(Given instruction) Please determine how many lines of the material include the word "this", and respond with nothing but that number.

[Rows from a dataset of charts and code]
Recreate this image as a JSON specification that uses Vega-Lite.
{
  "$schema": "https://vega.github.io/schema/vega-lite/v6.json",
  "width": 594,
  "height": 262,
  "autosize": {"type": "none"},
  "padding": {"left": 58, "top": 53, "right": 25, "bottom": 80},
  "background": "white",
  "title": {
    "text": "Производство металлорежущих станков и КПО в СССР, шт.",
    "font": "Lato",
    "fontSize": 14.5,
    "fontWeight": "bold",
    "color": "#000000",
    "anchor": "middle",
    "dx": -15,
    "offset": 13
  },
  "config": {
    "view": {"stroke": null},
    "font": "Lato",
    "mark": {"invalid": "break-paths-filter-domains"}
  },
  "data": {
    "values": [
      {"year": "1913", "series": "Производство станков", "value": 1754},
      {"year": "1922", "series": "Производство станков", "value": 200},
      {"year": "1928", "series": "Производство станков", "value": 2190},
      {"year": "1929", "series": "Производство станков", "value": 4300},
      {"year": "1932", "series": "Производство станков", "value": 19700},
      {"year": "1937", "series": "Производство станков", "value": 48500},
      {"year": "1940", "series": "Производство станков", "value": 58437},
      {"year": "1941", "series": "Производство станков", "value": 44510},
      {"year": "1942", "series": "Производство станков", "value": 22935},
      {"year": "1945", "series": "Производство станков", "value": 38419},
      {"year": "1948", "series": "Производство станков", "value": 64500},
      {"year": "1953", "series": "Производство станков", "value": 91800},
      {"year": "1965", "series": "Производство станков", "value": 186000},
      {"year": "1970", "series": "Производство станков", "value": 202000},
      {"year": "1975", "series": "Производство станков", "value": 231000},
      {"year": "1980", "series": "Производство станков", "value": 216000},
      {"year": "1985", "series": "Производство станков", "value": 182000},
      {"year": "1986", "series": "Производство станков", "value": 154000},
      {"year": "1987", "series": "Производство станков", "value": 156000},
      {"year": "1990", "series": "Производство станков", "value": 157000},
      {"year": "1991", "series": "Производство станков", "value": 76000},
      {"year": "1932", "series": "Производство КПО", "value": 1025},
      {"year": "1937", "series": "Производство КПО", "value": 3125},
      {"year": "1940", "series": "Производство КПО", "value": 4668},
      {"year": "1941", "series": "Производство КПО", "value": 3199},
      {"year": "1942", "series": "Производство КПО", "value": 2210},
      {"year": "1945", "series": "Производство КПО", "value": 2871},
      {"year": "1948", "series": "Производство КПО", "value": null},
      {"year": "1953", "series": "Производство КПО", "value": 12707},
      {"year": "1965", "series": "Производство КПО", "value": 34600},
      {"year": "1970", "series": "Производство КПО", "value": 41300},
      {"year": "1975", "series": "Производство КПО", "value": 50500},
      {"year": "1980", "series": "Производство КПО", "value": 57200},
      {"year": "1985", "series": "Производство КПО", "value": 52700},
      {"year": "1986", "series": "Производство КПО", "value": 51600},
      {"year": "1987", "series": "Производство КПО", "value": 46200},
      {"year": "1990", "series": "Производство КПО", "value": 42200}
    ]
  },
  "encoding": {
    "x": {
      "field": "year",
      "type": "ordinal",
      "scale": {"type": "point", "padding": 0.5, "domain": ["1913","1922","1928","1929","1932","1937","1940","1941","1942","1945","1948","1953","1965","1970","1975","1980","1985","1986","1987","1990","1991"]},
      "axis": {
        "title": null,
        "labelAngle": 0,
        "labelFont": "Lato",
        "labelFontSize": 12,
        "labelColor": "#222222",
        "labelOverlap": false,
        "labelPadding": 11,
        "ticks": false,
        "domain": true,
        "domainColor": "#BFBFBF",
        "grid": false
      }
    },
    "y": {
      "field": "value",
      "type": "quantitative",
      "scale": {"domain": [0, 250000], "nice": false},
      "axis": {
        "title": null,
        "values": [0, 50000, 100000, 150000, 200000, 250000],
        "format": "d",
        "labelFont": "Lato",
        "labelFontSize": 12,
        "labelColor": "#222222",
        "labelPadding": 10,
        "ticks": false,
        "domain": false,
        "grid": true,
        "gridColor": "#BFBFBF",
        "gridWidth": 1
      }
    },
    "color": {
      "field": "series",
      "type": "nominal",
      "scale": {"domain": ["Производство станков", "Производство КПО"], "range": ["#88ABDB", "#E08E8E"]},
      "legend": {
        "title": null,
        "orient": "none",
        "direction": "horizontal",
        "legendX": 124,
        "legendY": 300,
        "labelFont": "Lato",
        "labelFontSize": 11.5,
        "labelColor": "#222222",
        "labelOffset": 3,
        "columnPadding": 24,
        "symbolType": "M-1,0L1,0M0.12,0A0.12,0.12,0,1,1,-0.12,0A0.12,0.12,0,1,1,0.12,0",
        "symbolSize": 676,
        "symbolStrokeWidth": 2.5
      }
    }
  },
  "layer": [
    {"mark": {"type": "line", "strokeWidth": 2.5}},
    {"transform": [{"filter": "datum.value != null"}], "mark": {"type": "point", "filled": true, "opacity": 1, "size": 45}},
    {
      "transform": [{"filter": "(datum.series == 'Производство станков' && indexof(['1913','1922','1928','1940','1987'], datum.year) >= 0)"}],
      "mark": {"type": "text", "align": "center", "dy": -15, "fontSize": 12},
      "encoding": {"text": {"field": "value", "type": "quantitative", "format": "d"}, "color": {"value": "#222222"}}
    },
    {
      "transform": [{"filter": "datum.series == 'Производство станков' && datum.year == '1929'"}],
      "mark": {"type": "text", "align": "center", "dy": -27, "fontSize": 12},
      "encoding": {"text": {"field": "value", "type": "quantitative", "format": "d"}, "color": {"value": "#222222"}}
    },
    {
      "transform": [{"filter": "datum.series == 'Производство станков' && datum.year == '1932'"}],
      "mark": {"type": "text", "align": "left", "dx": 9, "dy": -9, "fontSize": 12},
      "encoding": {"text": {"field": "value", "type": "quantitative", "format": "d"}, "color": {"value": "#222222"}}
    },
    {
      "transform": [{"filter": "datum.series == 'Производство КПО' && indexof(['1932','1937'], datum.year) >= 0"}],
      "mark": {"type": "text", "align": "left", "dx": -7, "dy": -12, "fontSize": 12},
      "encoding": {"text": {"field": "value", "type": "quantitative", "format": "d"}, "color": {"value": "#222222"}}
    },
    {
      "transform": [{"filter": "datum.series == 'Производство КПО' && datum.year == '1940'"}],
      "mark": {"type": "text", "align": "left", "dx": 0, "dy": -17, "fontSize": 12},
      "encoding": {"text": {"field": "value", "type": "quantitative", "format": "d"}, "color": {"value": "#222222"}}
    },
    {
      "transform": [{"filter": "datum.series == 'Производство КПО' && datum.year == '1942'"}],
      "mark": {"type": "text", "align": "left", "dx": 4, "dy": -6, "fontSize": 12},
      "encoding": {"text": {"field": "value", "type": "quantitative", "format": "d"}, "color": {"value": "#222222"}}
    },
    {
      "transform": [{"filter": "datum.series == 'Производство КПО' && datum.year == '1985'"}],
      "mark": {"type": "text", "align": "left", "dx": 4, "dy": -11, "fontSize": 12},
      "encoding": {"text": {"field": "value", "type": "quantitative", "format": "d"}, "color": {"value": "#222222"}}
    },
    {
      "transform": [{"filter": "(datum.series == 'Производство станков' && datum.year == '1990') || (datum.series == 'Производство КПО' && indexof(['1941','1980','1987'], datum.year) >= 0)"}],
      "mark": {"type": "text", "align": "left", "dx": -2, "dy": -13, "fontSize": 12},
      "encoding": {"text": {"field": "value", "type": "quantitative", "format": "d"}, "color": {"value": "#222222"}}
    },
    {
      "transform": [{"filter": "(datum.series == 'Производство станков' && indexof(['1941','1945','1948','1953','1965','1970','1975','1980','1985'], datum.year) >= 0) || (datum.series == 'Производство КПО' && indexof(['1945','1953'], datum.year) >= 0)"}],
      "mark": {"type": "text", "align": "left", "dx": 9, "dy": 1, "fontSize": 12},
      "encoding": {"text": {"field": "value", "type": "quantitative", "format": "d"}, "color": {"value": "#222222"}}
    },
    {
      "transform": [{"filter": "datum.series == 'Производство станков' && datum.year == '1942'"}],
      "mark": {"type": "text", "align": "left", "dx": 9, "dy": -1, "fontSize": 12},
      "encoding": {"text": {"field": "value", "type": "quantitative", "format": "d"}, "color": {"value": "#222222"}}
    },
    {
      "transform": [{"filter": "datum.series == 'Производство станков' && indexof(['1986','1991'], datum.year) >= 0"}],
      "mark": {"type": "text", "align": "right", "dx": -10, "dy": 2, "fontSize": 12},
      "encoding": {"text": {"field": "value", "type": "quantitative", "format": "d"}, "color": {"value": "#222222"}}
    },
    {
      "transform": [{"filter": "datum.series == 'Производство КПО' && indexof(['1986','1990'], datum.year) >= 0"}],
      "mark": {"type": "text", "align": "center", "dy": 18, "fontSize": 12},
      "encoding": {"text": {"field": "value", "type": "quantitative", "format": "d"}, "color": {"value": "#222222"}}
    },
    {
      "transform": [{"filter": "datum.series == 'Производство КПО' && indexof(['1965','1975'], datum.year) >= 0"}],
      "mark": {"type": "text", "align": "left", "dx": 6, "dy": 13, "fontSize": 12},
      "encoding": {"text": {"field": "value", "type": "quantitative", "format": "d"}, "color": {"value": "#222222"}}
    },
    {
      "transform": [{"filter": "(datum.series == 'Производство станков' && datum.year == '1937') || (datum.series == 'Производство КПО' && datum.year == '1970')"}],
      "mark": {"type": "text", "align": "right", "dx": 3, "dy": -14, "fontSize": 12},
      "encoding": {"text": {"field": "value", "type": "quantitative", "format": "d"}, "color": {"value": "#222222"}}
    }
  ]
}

--

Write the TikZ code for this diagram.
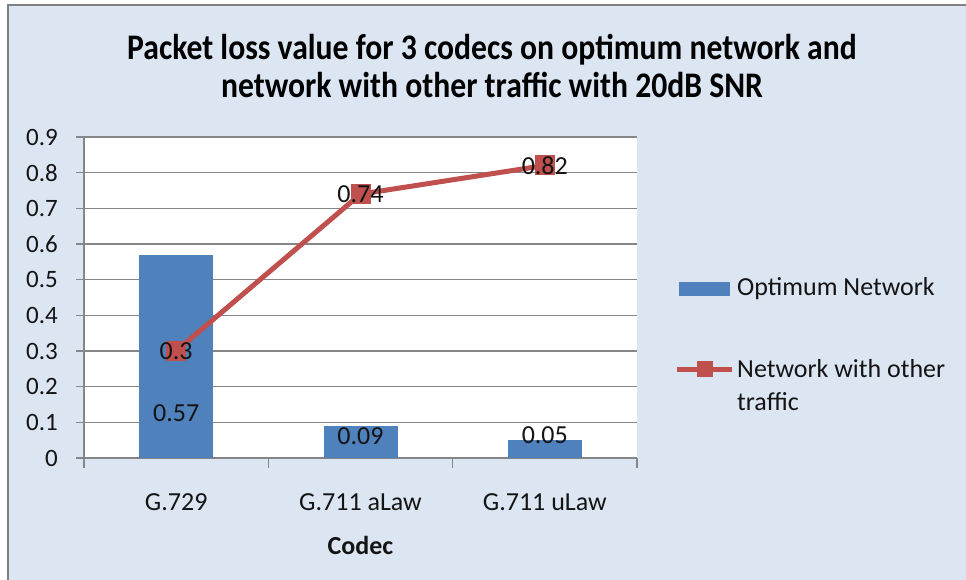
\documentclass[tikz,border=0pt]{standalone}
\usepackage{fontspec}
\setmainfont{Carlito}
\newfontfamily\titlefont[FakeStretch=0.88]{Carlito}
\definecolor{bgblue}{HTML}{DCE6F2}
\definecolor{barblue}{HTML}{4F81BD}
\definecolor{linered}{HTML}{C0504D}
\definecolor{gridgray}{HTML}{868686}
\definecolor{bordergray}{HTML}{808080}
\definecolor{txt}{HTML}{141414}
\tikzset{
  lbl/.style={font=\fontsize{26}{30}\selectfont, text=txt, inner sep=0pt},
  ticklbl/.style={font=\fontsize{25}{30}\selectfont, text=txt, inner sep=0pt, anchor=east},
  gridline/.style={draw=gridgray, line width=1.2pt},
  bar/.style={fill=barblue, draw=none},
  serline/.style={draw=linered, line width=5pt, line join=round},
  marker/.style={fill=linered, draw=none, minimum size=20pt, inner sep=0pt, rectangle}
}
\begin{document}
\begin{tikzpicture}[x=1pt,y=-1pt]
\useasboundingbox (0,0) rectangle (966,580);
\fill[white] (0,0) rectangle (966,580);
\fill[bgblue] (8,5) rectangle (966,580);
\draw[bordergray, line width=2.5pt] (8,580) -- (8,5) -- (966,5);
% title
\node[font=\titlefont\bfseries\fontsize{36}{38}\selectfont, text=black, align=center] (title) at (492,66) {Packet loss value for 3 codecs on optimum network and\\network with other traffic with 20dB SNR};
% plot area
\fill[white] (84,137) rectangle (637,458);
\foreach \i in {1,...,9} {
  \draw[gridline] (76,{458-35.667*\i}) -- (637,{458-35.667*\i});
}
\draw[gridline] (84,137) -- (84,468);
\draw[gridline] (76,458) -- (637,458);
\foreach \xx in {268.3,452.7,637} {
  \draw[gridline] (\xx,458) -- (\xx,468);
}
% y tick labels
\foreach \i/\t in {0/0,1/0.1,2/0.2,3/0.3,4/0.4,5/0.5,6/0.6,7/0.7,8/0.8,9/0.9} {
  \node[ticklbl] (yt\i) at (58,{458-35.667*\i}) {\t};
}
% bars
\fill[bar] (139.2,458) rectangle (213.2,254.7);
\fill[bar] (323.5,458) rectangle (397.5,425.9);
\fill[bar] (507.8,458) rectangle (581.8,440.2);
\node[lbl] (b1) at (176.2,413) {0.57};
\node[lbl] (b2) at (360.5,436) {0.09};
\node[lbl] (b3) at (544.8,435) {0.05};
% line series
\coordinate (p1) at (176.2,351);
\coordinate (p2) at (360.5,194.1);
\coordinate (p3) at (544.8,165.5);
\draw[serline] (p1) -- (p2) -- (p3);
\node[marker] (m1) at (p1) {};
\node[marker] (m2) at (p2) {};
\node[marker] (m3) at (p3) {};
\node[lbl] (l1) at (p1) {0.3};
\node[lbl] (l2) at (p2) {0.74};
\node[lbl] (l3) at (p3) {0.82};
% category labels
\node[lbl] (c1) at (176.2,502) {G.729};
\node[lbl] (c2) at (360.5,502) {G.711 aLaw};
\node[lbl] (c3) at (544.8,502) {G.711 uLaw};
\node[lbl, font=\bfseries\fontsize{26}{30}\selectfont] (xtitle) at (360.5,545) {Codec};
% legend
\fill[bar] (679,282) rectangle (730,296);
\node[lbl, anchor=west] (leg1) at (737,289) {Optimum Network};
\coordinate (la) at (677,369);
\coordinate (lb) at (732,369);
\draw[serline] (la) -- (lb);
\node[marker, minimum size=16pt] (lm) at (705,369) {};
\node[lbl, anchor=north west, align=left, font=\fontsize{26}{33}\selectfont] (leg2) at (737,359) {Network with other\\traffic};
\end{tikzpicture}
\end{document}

(Task solution) 2